My grandmother grew up in Los Angeles. Her L.A. was not the L.A. of contemporary stereotype. It was a city with one of the world’s finest rail systems, gracious Victorian homes in forgotten neighborhoods like Bunker Hill, and a bustling urban core which has only recently approached its former glory.
My grandmother’s accent, to my ears, did not sound Californian. I found it Eastern, worldly and sophisticated. As a child I associated her crisp diction with the British actors I saw on PBS. Likewise, my father remarked that she sounded rather Irish.
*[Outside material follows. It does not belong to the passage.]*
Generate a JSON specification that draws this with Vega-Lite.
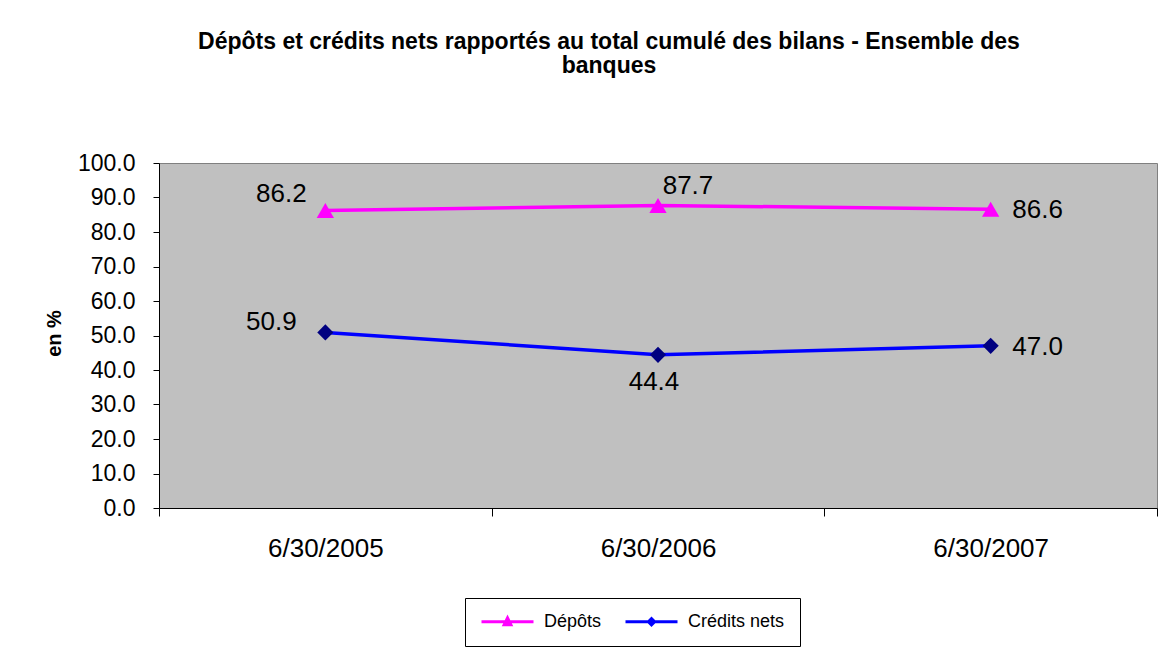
{
  "$schema": "https://vega.github.io/schema/vega-lite/v6.json",
  "width": 998,
  "height": 345,
  "autosize": {"type": "none"},
  "padding": {"left": 159, "top": 163, "right": 14, "bottom": 141},
  "background": "white",
  "config": {
    "font": "Liberation Sans",
    "view": {"fill": "#C0C0C0", "stroke": "#808080", "strokeWidth": 1}
  },
  "title": {
    "text": ["Dépôts et crédits nets rapportés au total cumulé des bilans - Ensemble des", "banques"],
    "font": "Liberation Sans",
    "fontSize": 23,
    "fontWeight": "bold",
    "color": "black",
    "lineHeight": 24,
    "anchor": "middle",
    "frame": "group",
    "dx": -49,
    "offset": 74
  },
  "data": {
    "values": [
      {"date": "6/30/2005", "serie": "Dépôts", "value": 86.2},
      {"date": "6/30/2006", "serie": "Dépôts", "value": 87.7},
      {"date": "6/30/2007", "serie": "Dépôts", "value": 86.6},
      {"date": "6/30/2005", "serie": "Crédits nets", "value": 50.9},
      {"date": "6/30/2006", "serie": "Crédits nets", "value": 44.4},
      {"date": "6/30/2007", "serie": "Crédits nets", "value": 47.0}
    ]
  },
  "encoding": {
    "x": {
      "field": "date",
      "type": "ordinal",
      "sort": ["6/30/2005", "6/30/2006", "6/30/2007"],
      "scale": {"type": "band", "paddingInner": 0, "paddingOuter": 0},
      "axis": {
        "title": null,
        "labelAngle": 0,
        "labelFontSize": 26,
        "labelColor": "black",
        "labelPadding": 19,
        "tickSize": 8,
        "tickColor": "black",
        "domainColor": "black",
        "tickBand": "extent",
        "grid": false
      }
    },
    "y": {
      "field": "value",
      "type": "quantitative",
      "scale": {"domain": [0, 100], "nice": false},
      "axis": {
        "title": "en %",
        "titleFontSize": 20,
        "titleFontWeight": "bold",
        "titleColor": "black",
        "titleAngle": -90,
        "titleBaseline": "middle",
        "titleX": -105,
        "titleY": 170,
        "values": [0, 10, 20, 30, 40, 50, 60, 70, 80, 90, 100],
        "format": ".1f",
        "labelFontSize": 23,
        "labelColor": "black",
        "labelPadding": 18,
        "tickSize": 6,
        "tickColor": "black",
        "domainColor": "black",
        "grid": false
      }
    }
  },
  "layer": [
    {
      "mark": {"type": "line", "strokeWidth": 3.5},
      "encoding": {
        "stroke": {
          "field": "serie",
          "type": "nominal",
          "scale": {"domain": ["Dépôts", "Crédits nets"], "range": ["#FF00FF", "#0000FF"]}
        }
      }
    },
    {
      "transform": [{"filter": "datum.serie === 'Dépôts'"}],
      "mark": {"type": "point", "filled": true, "opacity": 1, "size": 300, "shape": "triangle-up", "color": "#FF00FF"}
    },
    {
      "transform": [{"filter": "datum.serie === 'Crédits nets'"}],
      "mark": {"type": "point", "filled": true, "opacity": 1, "size": 260, "shape": "diamond", "color": "#000080"}
    },
    {
      "transform": [{"filter": "false"}],
      "mark": {"type": "point", "filled": true, "opacity": 1, "size": 2704, "strokeWidth": 3},
      "encoding": {
        "shape": {
          "field": "serie",
          "type": "nominal",
          "scale": {
            "domain": ["Dépôts", "Crédits nets"],
            "range": ["M-1,0H1M-0.13,0.12L0,-0.15L0.13,0.12Z", "M-1,0H1M-0.12,0L0,-0.12L0.12,0L0,0.12Z"]
          },
          "legend": {
            "title": null,
            "orient": "none",
            "legendX": 306,
            "legendY": 435,
            "direction": "horizontal",
            "strokeColor": "black",
            "fillColor": "white",
            "padding": 15,
            "clipHeight": 17,
            "labelFontSize": 18,
            "labelColor": "black",
            "labelOffset": 9,
            "columnPadding": 22,
            "symbolSize": 2704,
            "symbolStrokeWidth": 3,
            "symbolOpacity": 1
          }
        },
        "stroke": {
          "field": "serie",
          "type": "nominal",
          "legend": {
            "title": null,
            "orient": "none",
            "legendX": 306,
            "legendY": 435,
            "direction": "horizontal",
            "strokeColor": "black",
            "fillColor": "white",
            "padding": 15,
            "clipHeight": 17,
            "labelFontSize": 18,
            "labelColor": "black",
            "labelOffset": 9,
            "columnPadding": 22,
            "symbolSize": 2704,
            "symbolStrokeWidth": 3,
            "symbolOpacity": 1
          }
        },
        "fill": {
          "field": "serie",
          "type": "nominal",
          "scale": {"domain": ["Dépôts", "Crédits nets"], "range": ["#FF00FF", "#000080"]},
          "legend": {
            "title": null,
            "orient": "none",
            "legendX": 306,
            "legendY": 435,
            "direction": "horizontal",
            "strokeColor": "black",
            "fillColor": "white",
            "padding": 15,
            "clipHeight": 17,
            "labelFontSize": 18,
            "labelColor": "black",
            "labelOffset": 9,
            "columnPadding": 22,
            "symbolSize": 2704,
            "symbolStrokeWidth": 3,
            "symbolOpacity": 1
          }
        }
      }
    },
    {
      "transform": [{"filter": "datum.date === '6/30/2005' && datum.serie === 'Dépôts'"}],
      "mark": {"type": "text", "fontSize": 26, "color": "black", "align": "center", "baseline": "middle", "dx": -44, "dy": -17},
      "encoding": {"text": {"field": "value", "type": "quantitative", "format": ".1f"}}
    },
    {
      "transform": [{"filter": "datum.date === '6/30/2005' && datum.serie === 'Crédits nets'"}],
      "mark": {"type": "text", "fontSize": 26, "color": "black", "align": "center", "baseline": "middle", "dx": -54, "dy": -10},
      "encoding": {"text": {"field": "value", "type": "quantitative", "format": ".1f"}}
    },
    {
      "transform": [{"filter": "datum.date === '6/30/2006' && datum.serie === 'Dépôts'"}],
      "mark": {"type": "text", "fontSize": 26, "color": "black", "align": "center", "baseline": "middle", "dx": 30, "dy": -19},
      "encoding": {"text": {"field": "value", "type": "quantitative", "format": ".1f"}}
    },
    {
      "transform": [{"filter": "datum.date === '6/30/2006' && datum.serie === 'Crédits nets'"}],
      "mark": {"type": "text", "fontSize": 26, "color": "black", "align": "center", "baseline": "middle", "dx": -4, "dy": 27},
      "encoding": {"text": {"field": "value", "type": "quantitative", "format": ".1f"}}
    },
    {
      "transform": [{"filter": "datum.date === '6/30/2007'"}],
      "mark": {"type": "text", "fontSize": 26, "color": "black", "align": "center", "baseline": "middle", "dx": 47, "dy": 1},
      "encoding": {"text": {"field": "value", "type": "quantitative", "format": ".1f"}}
    }
  ]
}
I reacted similarly to another pre-sprawl Angeleno, the late Julia Child. Here’s a video of her from a very early television appearance:
There are several ways Child’s accent differs from contemporary Californian speech. The sound she uses in words like ‘goose’ is very conservative and back; California English today is known for fronting this vowel. Note also that where young Californians raise the ‘short-a’ before nasals (so that ‘can’ sounds something like ‘keh-uhn’ or kẽən), Child generally leaves this vowel unshifted.
What most strikingly makes her accent sound rather ‘upper-crust,’ however, are Child’s t‘s. Most Americans ‘tap’ the /t/ in between vowels so that ‘part of‘ is more or less indistinguishable from ‘pard of.’ Child, however, tends to keep these t’s as, well, t’s (although not consistently so). Note that, at 7:14, she says ‘part of’ with a very aspirated, un-tapped consonant.
I don’t mean to suggest that it’s possible to pinpoint what an ‘old’ Los Angeles accent was. If anything, the city’s English has long been incredibly diverse, with its waves of emigres from Europe, Mexico and New York.
But it’s amazing how quickly California English is developing its own distinctive accents and linguistic identities. Still, like photos of LA’s streetcards, I enjoy glimpsing the Californian English that once was.